“Billion-scale similarity search with GPUs” was submitted to arXiv on February 28, 2017 by Jeff Johnson, Matthijs Douze, and Herve Jegou, then at Facebook AI Research. It is the paper behind FAISS (Facebook AI Similarity Search), the open-source library that became a standard tool for nearest-neighbor search over large collections of embedding vectors.
The core problem is speed at scale: given a query vector, find the closest stored vectors among millions or billions of candidates fast enough to feel instant. Exact brute-force comparison is too slow, so the field uses approximate methods, often with product quantization that stores compressed vector codes. The paper’s contribution is a GPU implementation of these methods, including a redesigned k-selection step the authors report runs “at up to 55% of theoretical peak performance.” They report nearest-neighbor search roughly 8.5 times faster than prior GPU work, building a k-nearest-neighbor graph over 95 million images in about 35 minutes, and processing one billion vectors in under 12 hours on four Maxwell Titan X GPUs.

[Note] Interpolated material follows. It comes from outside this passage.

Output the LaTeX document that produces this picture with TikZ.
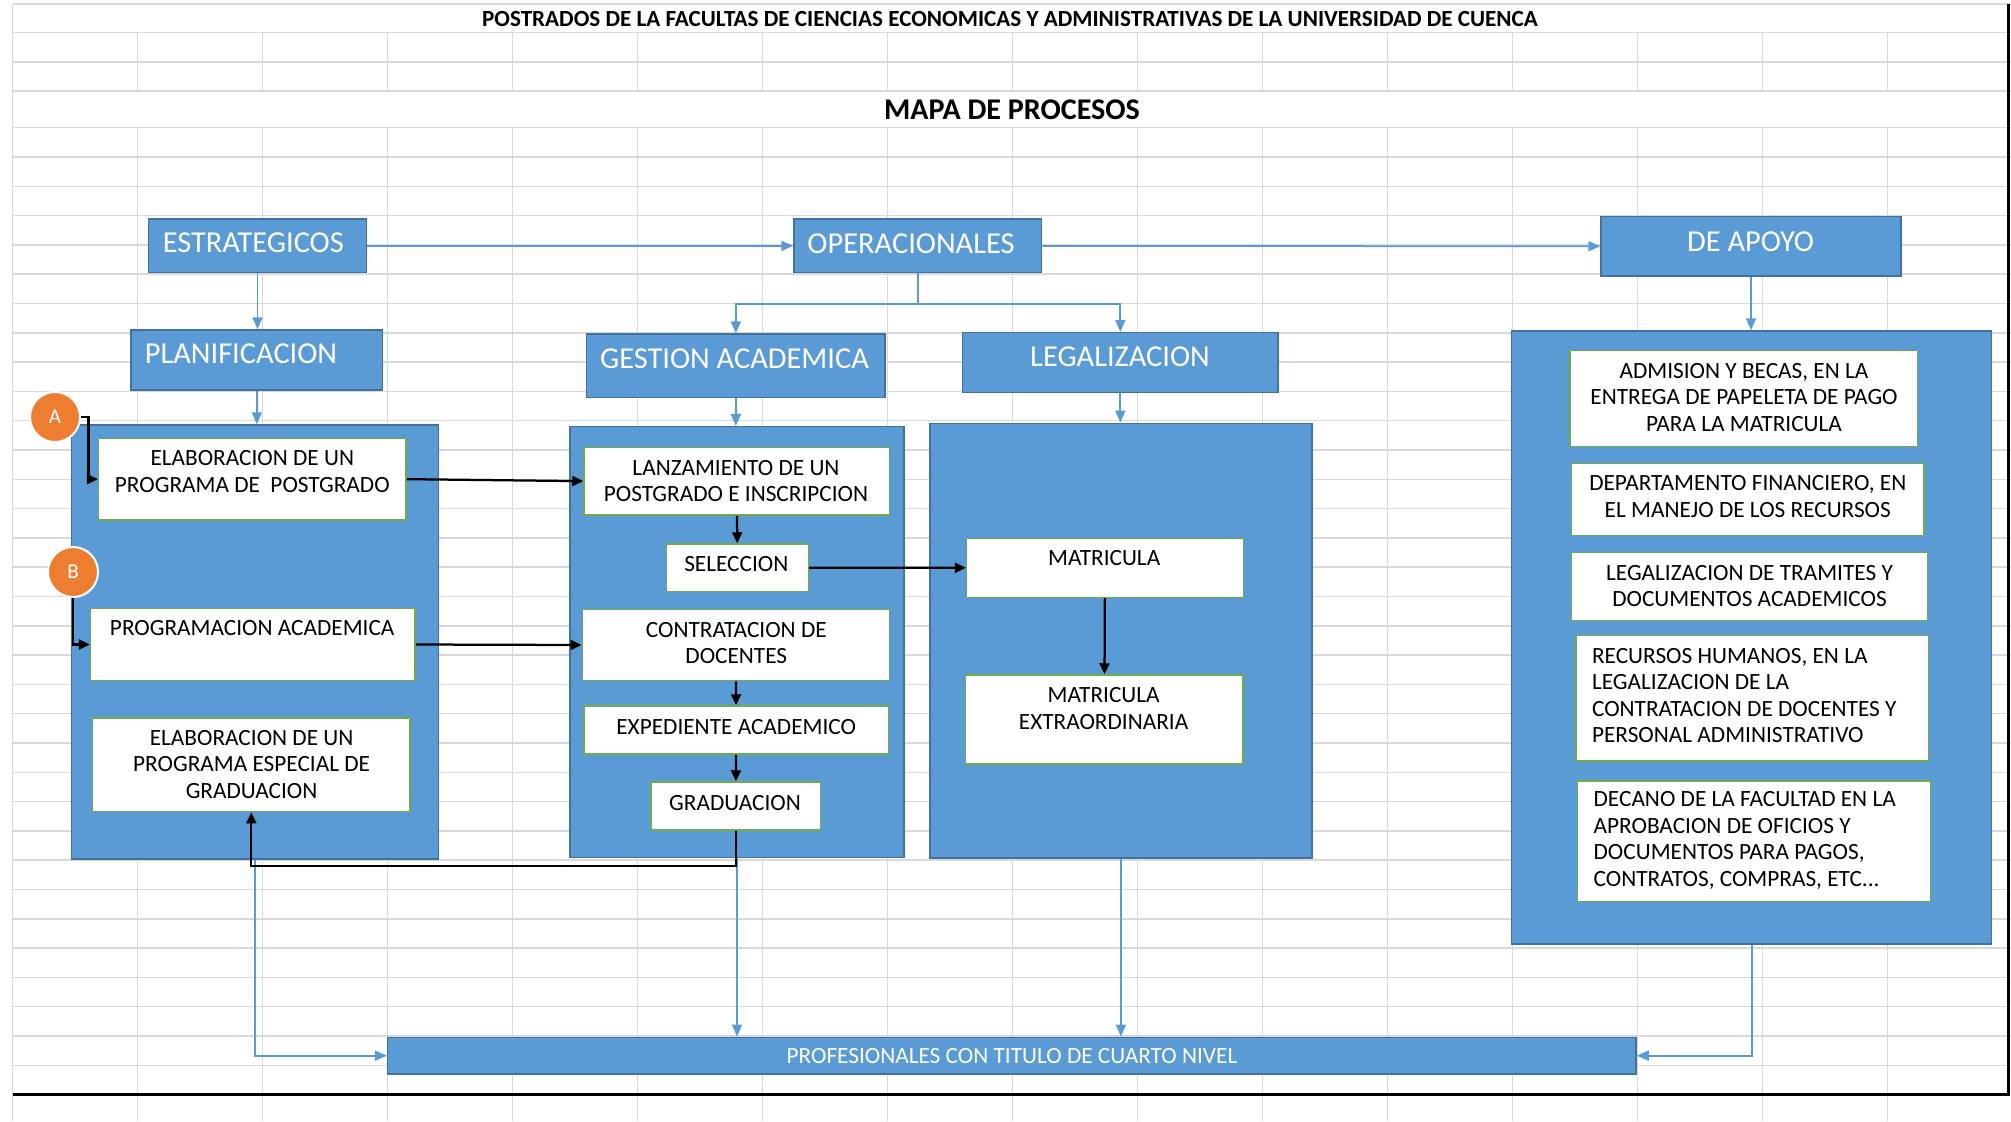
\documentclass[tikz,border=0pt]{standalone}
\usepackage{fontspec}
\setmainfont{Carlito}
\usetikzlibrary{arrows.meta,positioning}

\definecolor{gridgray}{RGB}{217,217,217}
\definecolor{shapeblue}{RGB}{91,155,213}
\definecolor{edgeblue}{RGB}{65,113,156}
\definecolor{linkblue}{RGB}{91,155,213}
\definecolor{edgegreen}{RGB}{112,173,71}
\definecolor{dotorange}{RGB}{237,125,49}

\tikzset{
  dims/.style 2 args={minimum width=#1*0.2mm, minimum height=#2*0.2mm},
  gridline/.style={draw=gridgray, line width=0.3mm},
  process/.style={draw=edgeblue, fill=shapeblue, line width=0.3mm, inner sep=0pt},
  task/.style={draw=edgegreen, fill=white, line width=0.3mm, inner sep=0pt},
  headtext/.style={text=white, inner sep=0pt, font=\fontsize{17.3pt}{20pt}\selectfont},
  tasktext/.style={inner sep=0pt, align=center, font=\fontsize{13.25pt}{15.1pt}\selectfont},
  marker/.style={circle, fill=dotorange, draw=white, line width=0.4mm, minimum size=10mm,
    inner sep=0pt, text=white, font=\fontsize{12pt}{14pt}\selectfont},
  flow/.style={draw=linkblue, line width=0.35mm, -{Triangle[length=2.4mm,width=2mm]}},
  link/.style={draw=black, line width=0.45mm, -{Triangle[length=2.2mm,width=2mm]}},
}

\begin{document}
\begin{tikzpicture}[x=0.2mm, y=-0.2mm]
  \fill[white] (0,0) rectangle (2011,1121);
  \useasboundingbox (0,0) rectangle (2011,1121);

  % sheet grid
  \foreach \y in {4,32.7,62,91,127.7}
    \draw[gridline] (12.7,\y) -- (2011,\y);
  \foreach \k in {1,...,33}
    \draw[gridline] (12.7,127.7+29.3*\k) -- (2011,127.7+29.3*\k);
  \draw[gridline] (12.7,4) -- (12.7,1121);
  \foreach \k in {0,...,14} {
    \draw[gridline] (137.3+125*\k,32.7) -- (137.3+125*\k,91);
    \draw[gridline] (137.3+125*\k,127.7) -- (137.3+125*\k,1121);
  }
  \draw[line width=0.6mm] (12.7,1094) -- (2008,1094) -- (2008,4);

  \node[inner sep=0pt, font=\bfseries\fontsize{13.15pt}{15pt}\selectfont] (title) at (1010,19)
    {POSTRADOS DE LA FACULTAS DE CIENCIAS ECONOMICAS Y ADMINISTRATIVAS DE LA UNIVERSIDAD DE CUENCA};
  \node[inner sep=0pt, font=\bfseries\fontsize{17.1pt}{19pt}\selectfont] (mapa) at (1012,109.5)
    {MAPA DE PROCESOS};

  % process headers
  \node[process, dims={218.4}{53.7}] (estr) at (257.5,245.85) {};
  \node[process, dims={247.7}{53.7}] (oper) at (917.85,245.85) {};
  \node[process, dims={300}{59.3}] (apoyo) at (1751,246.35) {};
  \node[process, dims={251.7}{60}] (planif) at (256.85,360) {};
  \node[process, dims={298.3}{63.3}] (gest) at (735.85,365.65) {};
  \node[process, dims={315.3}{60}] (legal) at (1120.35,362.7) {};
  \node[headtext] (estr-t) at (253.3,242.7) {ESTRATEGICOS};
  \node[headtext] (oper-t) at (911,243.3) {OPERACIONALES};
  \node[headtext] (apoyo-t) at (1750.6,241.7) {DE APOYO};
  \node[headtext] (planif-t) at (241,354) {PLANIFICACION};
  \node[headtext] (gest-t) at (734.5,358.3) {GESTION ACADEMICA};
  \node[headtext] (legal-t) at (1120,356.7) {LEGALIZACION};

  % containers
  \node[process, dims={367}{434}] (plancont) at (255.2,642) {};
  \node[process, dims={334}{431}] (gestcont) at (737,642.2) {};
  \node[process, dims={382.2}{434.7}] (legcont) at (1120.9,640.65) {};
  \node[process, dims={480}{613}] (apcont) at (1751.7,637.5) {};
  \node[process, dims={1248.3}{36.7}] (prof) at (1011.85,1055.65) {};
  \node[tasktext, text=white] (prof-t) at (1012,1056) {PROFESIONALES CON TITULO DE CUARTO NIVEL};

  % planificacion
  \node[task, dims={307.3}{81.7}] (elabpos) at (252.35,479.15) {};
  \node[task, dims={324.3}{72.4}] (prog) at (252.85,644.5) {};
  \node[task, dims={317.3}{93.7}] (elabgrad) at (251.35,764.85) {};
  \node[tasktext] (elabpos-t) at (252.3,471.5) {ELABORACION DE UN\\PROGRAMA DE~ POSTGRADO};
  \node[tasktext] (prog-t) at (252.2,628.3) {PROGRAMACION ACADEMICA};
  \node[tasktext] (elabgrad-t) at (251.6,764.3) {ELABORACION DE UN\\PROGRAMA ESPECIAL DE\\GRADUACION};

  % gestion academica
  \node[task, dims={305.3}{67.7}] (lanz) at (736.65,481.15) {};
  \node[task, dims={141.6}{47.7}] (selec) at (737.5,567.85) {};
  \node[task, dims={307}{71.4}] (contrat) at (735.8,645) {};
  \node[task, dims={304.3}{48}] (exped) at (736.15,730) {};
  \node[task, dims={169.7}{48}] (grad) at (735.85,806) {};
  \node[tasktext] (lanz-t) at (736,480.8) {LANZAMIENTO DE UN\\POSTGRADO E INSCRIPCION};
  \node[tasktext] (selec-t) at (736.3,564.3) {SELECCION};
  \node[tasktext] (contrat-t) at (736.3,643) {CONTRATACION DE\\DOCENTES};
  \node[tasktext] (exped-t) at (736.2,726.7) {EXPEDIENTE ACADEMICO};
  \node[tasktext] (grad-t) at (735,802.7) {GRADUACION};

  % legalizacion
  \node[task, dims={276.6}{59}] (matric) at (1105,567.8) {};
  \node[task, dims={277.3}{89}] (matext) at (1104.35,719.5) {};
  \node[tasktext] (matric-t) at (1104.2,558.3) {MATRICULA};
  \node[tasktext] (matext-t) at (1103.6,708.7) {MATRICULA\\EXTRAORDINARIA};

  % de apoyo
  \node[task, dims={347.7}{96}] (admis) at (1743.85,398.7) {};
  \node[task, dims={352.3}{72.4}] (depto) at (1747.85,499.5) {};
  \node[task, dims={355.6}{68.4}] (legtram) at (1749.5,586.5) {};
  \node[task, dims={352.7}{125.3}] (rrhh) at (1752.35,698.35) {};
  \node[task, dims={353}{120.7}] (decano) at (1754.2,841.35) {};
  \node[tasktext] (admis-t) at (1744,397.2) {ADMISION Y BECAS, EN LA\\ENTREGA DE PAPELETA DE PAGO\\PARA LA MATRICULA};
  \node[tasktext] (depto-t) at (1747.8,496.7) {DEPARTAMENTO FINANCIERO, EN\\EL MANEJO DE LOS RECURSOS};
  \node[tasktext] (legtram-t) at (1749.5,585.8) {LEGALIZACION DE TRAMITES Y\\DOCUMENTOS ACADEMICOS};
  \node[tasktext, align=left, anchor=west] (rrhh-t) at (1591.7,695.7)
    {RECURSOS HUMANOS, EN LA\\LEGALIZACION DE LA\\CONTRATACION DE DOCENTES Y\\PERSONAL ADMINISTRATIVO};
  \node[tasktext, align=left, anchor=west] (decano-t) at (1593.3,840.2)
    {DECANO DE LA FACULTAD EN LA\\APROBACION DE OFICIOS Y\\DOCUMENTOS PARA PAGOS,\\CONTRATOS, COMPRAS, ETC...};

  \node[marker] (ptA) at (55,417) {A};
  \node[marker] (ptB) at (73,572) {B};

  % blue flow
  \draw[flow] (estr) -- (oper);
  \draw[flow] (oper) -- (apoyo);
  \draw[flow] (estr.south) -- (estr.south |- planif.north);
  \draw[flow] (planif.south) -- (planif.south |- plancont.north);
  \draw[flow] (oper.south) -- ++(0,30.6) coordinate (split) -| (gest.north);
  \draw[flow] (split) -| (legal.north);
  \draw[flow] (gest.south) -- (gest.south |- gestcont.north);
  \draw[flow] (legal.south) -- (legal.south |- legcont.north);
  \draw[flow] (apoyo.south) -- (apoyo.south |- apcont.north);
  \draw[flow] (plancont.south) |- (prof.west);
  \draw[flow] (gestcont.south) -- (gestcont.south |- prof.north);
  \draw[flow] (legcont.south) -- (legcont.south |- prof.north);
  \draw[flow] (apcont.south) |- (prof.east);

  % black links
  \draw[link] (ptA.east) -| ([xshift=-1.9mm]elabpos.west) -- (elabpos.west);
  \draw[link] (ptB.south) |- (prog.west);
  \draw[link] (elabpos.east) -- (lanz.west);
  \draw[link] (prog.east) -- (contrat.west);
  \draw[link] (lanz) -- (selec);
  \draw[link] (selec) -- (matric);
  \draw[link] (contrat) -- (exped);
  \draw[link] (exped) -- (grad);
  \draw[link] (matric) -- (matext);
  \draw[link] (grad.south) -- ++(0,35) -| (elabgrad.south);
\end{tikzpicture}
\end{document}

FAISS was released as open-source software (MIT-licensed) and is widely used as the engine inside vector search systems and retrieval-augmented generation pipelines. By GitHub’s own count the repository has tens of thousands of stars. Much of the modern vector-database industry either builds on FAISS directly or reimplements the index types it popularized, which is why this systems paper, not a model-architecture paper, sits underneath a large slice of production AI retrieval.